Instructions to follow: Go through the data below and copy it exactly, skipping every picture.

Data provided:
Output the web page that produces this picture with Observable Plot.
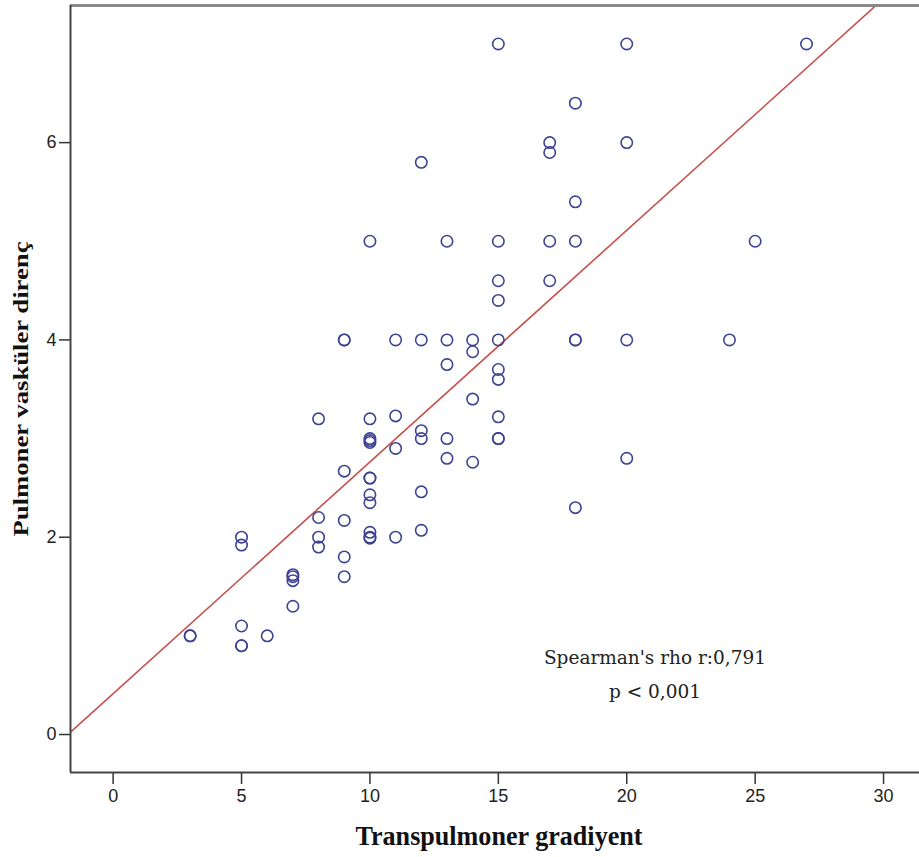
<!DOCTYPE html>
<html>
<head>
<meta charset="utf-8">
<script src="https://cdn.jsdelivr.net/npm/d3@7"></script>
<script src="https://cdn.jsdelivr.net/npm/@observablehq/plot@0.6"></script>
<style>
  html, body { margin: 0; padding: 0; background: #fff; }
  #chart svg { display: block; }
</style>
</head>
<body>
<div id="chart"></div>
<script>
// Transpulmoner gradiyent (x) values, one per patient
const gradient = [
  15, 20, 27,
  18,
  17, 17, 20,
  12,
  18,
  10, 13, 15, 17, 18, 25,
  15, 17,
  15,
  9, 9, 11, 12, 13, 14, 15, 18, 18, 20, 24,
  14,
  13,
  15, 15,
  14,
  8, 10, 11, 15,
  12,
  10, 10, 10, 12, 13, 15, 15,
  11,
  13, 20, 14,
  9,
  10, 10,
  12,
  10, 10,
  18,
  8,
  9,
  12, 10,
  5, 8, 10, 10, 11,
  5, 8,
  9,
  7, 7, 7, 9,
  7,
  5,
  3, 3, 6,
  5, 5
];
// Pulmoner vasküler direnç (y) values, same order
const resistance = [
  7.0, 7.0, 7.0,
  6.4,
  6.0, 5.9, 6.0,
  5.8,
  5.4,
  5.0, 5.0, 5.0, 5.0, 5.0, 5.0,
  4.6, 4.6,
  4.4,
  4.0, 4.0, 4.0, 4.0, 4.0, 4.0, 4.0, 4.0, 4.0, 4.0, 4.0,
  3.88,
  3.75,
  3.7, 3.6,
  3.4,
  3.2, 3.2, 3.23, 3.22,
  3.08,
  3.0, 2.98, 2.96, 3.0, 3.0, 3.0, 3.0,
  2.9,
  2.8, 2.8, 2.76,
  2.67,
  2.6, 2.6,
  2.46,
  2.43, 2.35,
  2.3,
  2.2,
  2.17,
  2.07, 2.05,
  2.0, 2.0, 2.0, 1.99, 2.0,
  1.92, 1.9,
  1.8,
  1.62, 1.6, 1.56, 1.6,
  1.3,
  1.1,
  1.0, 1.0, 1.0,
  0.9, 0.9
];
const xTicks = [0, 5, 10, 15, 20, 25, 30];
const yTicks = [0, 2, 4, 6];
const xDomain = [-1.66, 31.4];
const yDomain = [-0.385, 7.39];
const xTitle = "Transpulmoner gradiyent";
const yTitle = "Pulmoner vasküler direnç";
const annotationLines = ["Spearman's rho r:0,791", "p < 0,001"];
const annotationX = [21.1, 21.1];
const annotationY = [0.77, 0.43];

const data = gradient.map((g, i) => ({x: g, y: resistance[i]}));

// least squares fit line computed from the data
const mx = d3.mean(gradient), my = d3.mean(resistance);
const sxy = d3.sum(gradient, (g, i) => (g - mx) * (resistance[i] - my));
const sxx = d3.sum(gradient, g => (g - mx) ** 2);
const slope = sxy / sxx, intercept = my - slope * mx;
const fitLine = xDomain.map(x => ({x, y: intercept + slope * x}));

const annotation = annotationLines.map((t, i) => ({t, x: annotationX[i], y: annotationY[i]}));

const tickFont = "'Liberation Sans Narrow', 'Arial Narrow', 'Liberation Sans', sans-serif";
const titleFont = "'Liberation Serif', 'Times New Roman', serif";

const chart = Plot.plot({
  width: 919,
  height: 857,
  marginLeft: 70,
  marginRight: 0,
  marginTop: 5,
  marginBottom: 85,
  style: {fontFamily: tickFont, fontSize: "17px", color: "#222", background: "#fff"},
  x: {domain: xDomain, label: null},
  y: {domain: yDomain, label: null},
  marks: [
    Plot.axisX(xTicks, {tickSize: 12, tickPadding: 5, stroke: "#333", strokeWidth: 1.5, fontSize: 18, fontFamily: tickFont, fill: "#222", tickFormat: "d"}),
    Plot.axisY(yTicks, {tickSize: 11, tickPadding: 3, stroke: "#333", strokeWidth: 1.5, fontSize: 18, fontFamily: tickFont, fill: "#222", tickFormat: "d"}),
    Plot.line(fitLine, {x: "x", y: "y", stroke: "#c8504c", strokeWidth: 1.6, clip: true}),
    Plot.dot(data, {x: "x", y: "y", r: 5.7, stroke: "#3d4293", strokeWidth: 1.6, fill: "none"}),
    Plot.text(annotation, {x: "x", y: "y", text: "t", fontFamily: "'DejaVu Serif', serif", fontSize: 18.5, fill: "#222"}),
    Plot.ruleY([yDomain[1]], {stroke: "#8a8a8a", strokeWidth: 3}),
    Plot.ruleY([yDomain[0]], {stroke: "#444", strokeWidth: 2}),
    Plot.ruleX([xDomain[0]], {stroke: "#444", strokeWidth: 2}),
    Plot.text([xTitle], {frameAnchor: "bottom", dy: 72, dx: 4, textAnchor: "middle", fontFamily: titleFont, fontWeight: "bold", fontSize: 28, fill: "#111"}),
    Plot.text([yTitle], {frameAnchor: "left", dx: -49, textAnchor: "middle", rotate: -90, fontFamily: titleFont, fontWeight: "bold", fontSize: 20, fill: "#111"})
  ]
});

// stretch the two axis titles to the reference's lengths
d3.select(chart).selectAll("text").each(function () {
  const t = this.textContent;
  if (t === xTitle) { this.setAttribute("textLength", 287); this.setAttribute("lengthAdjust", "spacingAndGlyphs"); }
  if (t === yTitle) { this.setAttribute("textLength", 295); this.setAttribute("lengthAdjust", "spacingAndGlyphs"); }
});
document.getElementById("chart").appendChild(chart);
</script>
</body>
</html>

Answer:
Output the web page that produces this picture with Observable Plot.
<!DOCTYPE html>
<html>
<head>
<meta charset="utf-8">
<script src="https://cdn.jsdelivr.net/npm/d3@7"></script>
<script src="https://cdn.jsdelivr.net/npm/@observablehq/plot@0.6"></script>
<style>
  html, body { margin: 0; padding: 0; background: #fff; }
  #chart svg { display: block; }
</style>
</head>
<body>
<div id="chart"></div>
<script>
// Transpulmoner gradiyent (x) values, one per patient
const gradient = [
  15, 20, 27,
  18,
  17, 17, 20,
  12,
  18,
  10, 13, 15, 17, 18, 25,
  15, 17,
  15,
  9, 9, 11, 12, 13, 14, 15, 18, 18, 20, 24,
  14,
  13,
  15, 15,
  14,
  8, 10, 11, 15,
  12,
  10, 10, 10, 12, 13, 15, 15,
  11,
  13, 20, 14,
  9,
  10, 10,
  12,
  10, 10,
  18,
  8,
  9,
  12, 10,
  5, 8, 10, 10, 11,
  5, 8,
  9,
  7, 7, 7, 9,
  7,
  5,
  3, 3, 6,
  5, 5
];
// Pulmoner vasküler direnç (y) values, same order
const resistance = [
  7.0, 7.0, 7.0,
  6.4,
  6.0, 5.9, 6.0,
  5.8,
  5.4,
  5.0, 5.0, 5.0, 5.0, 5.0, 5.0,
  4.6, 4.6,
  4.4,
  4.0, 4.0, 4.0, 4.0, 4.0, 4.0, 4.0, 4.0, 4.0, 4.0, 4.0,
  3.88,
  3.75,
  3.7, 3.6,
  3.4,
  3.2, 3.2, 3.23, 3.22,
  3.08,
  3.0, 2.98, 2.96, 3.0, 3.0, 3.0, 3.0,
  2.9,
  2.8, 2.8, 2.76,
  2.67,
  2.6, 2.6,
  2.46,
  2.43, 2.35,
  2.3,
  2.2,
  2.17,
  2.07, 2.05,
  2.0, 2.0, 2.0, 1.99, 2.0,
  1.92, 1.9,
  1.8,
  1.62, 1.6, 1.56, 1.6,
  1.3,
  1.1,
  1.0, 1.0, 1.0,
  0.9, 0.9
];
const xTicks = [0, 5, 10, 15, 20, 25, 30];
const yTicks = [0, 2, 4, 6];
const xDomain = [-1.66, 31.4];
const yDomain = [-0.385, 7.39];
const xTitle = "Transpulmoner gradiyent";
const yTitle = "Pulmoner vasküler direnç";
const annotationLines = ["Spearman's rho r:0,791", "p < 0,001"];
const annotationX = [21.1, 21.1];
const annotationY = [0.77, 0.43];

const data = gradient.map((g, i) => ({x: g, y: resistance[i]}));

// least squares fit line computed from the data
const mx = d3.mean(gradient), my = d3.mean(resistance);
const sxy = d3.sum(gradient, (g, i) => (g - mx) * (resistance[i] - my));
const sxx = d3.sum(gradient, g => (g - mx) ** 2);
const slope = sxy / sxx, intercept = my - slope * mx;
const fitLine = xDomain.map(x => ({x, y: intercept + slope * x}));

const annotation = annotationLines.map((t, i) => ({t, x: annotationX[i], y: annotationY[i]}));

const tickFont = "'Liberation Sans Narrow', 'Arial Narrow', 'Liberation Sans', sans-serif";
const titleFont = "'Liberation Serif', 'Times New Roman', serif";

const chart = Plot.plot({
  width: 919,
  height: 857,
  marginLeft: 70,
  marginRight: 0,
  marginTop: 5,
  marginBottom: 85,
  style: {fontFamily: tickFont, fontSize: "17px", color: "#222", background: "#fff"},
  x: {domain: xDomain, label: null},
  y: {domain: yDomain, label: null},
  marks: [
    Plot.axisX(xTicks, {tickSize: 12, tickPadding: 5, stroke: "#333", strokeWidth: 1.5, fontSize: 18, fontFamily: tickFont, fill: "#222", tickFormat: "d"}),
    Plot.axisY(yTicks, {tickSize: 11, tickPadding: 3, stroke: "#333", strokeWidth: 1.5, fontSize: 18, fontFamily: tickFont, fill: "#222", tickFormat: "d"}),
    Plot.line(fitLine, {x: "x", y: "y", stroke: "#c8504c", strokeWidth: 1.6, clip: true}),
    Plot.dot(data, {x: "x", y: "y", r: 5.7, stroke: "#3d4293", strokeWidth: 1.6, fill: "none"}),
    Plot.text(annotation, {x: "x", y: "y", text: "t", fontFamily: "'DejaVu Serif', serif", fontSize: 18.5, fill: "#222"}),
    Plot.ruleY([yDomain[1]], {stroke: "#8a8a8a", strokeWidth: 3}),
    Plot.ruleY([yDomain[0]], {stroke: "#444", strokeWidth: 2}),
    Plot.ruleX([xDomain[0]], {stroke: "#444", strokeWidth: 2}),
    Plot.text([xTitle], {frameAnchor: "bottom", dy: 72, dx: 4, textAnchor: "middle", fontFamily: titleFont, fontWeight: "bold", fontSize: 28, fill: "#111"}),
    Plot.text([yTitle], {frameAnchor: "left", dx: -49, textAnchor: "middle", rotate: -90, fontFamily: titleFont, fontWeight: "bold", fontSize: 20, fill: "#111"})
  ]
});

// stretch the two axis titles to the reference's lengths
d3.select(chart).selectAll("text").each(function () {
  const t = this.textContent;
  if (t === xTitle) { this.setAttribute("textLength", 287); this.setAttribute("lengthAdjust", "spacingAndGlyphs"); }
  if (t === yTitle) { this.setAttribute("textLength", 295); this.setAttribute("lengthAdjust", "spacingAndGlyphs"); }
});
document.getElementById("chart").appendChild(chart);
</script>
</body>
</html>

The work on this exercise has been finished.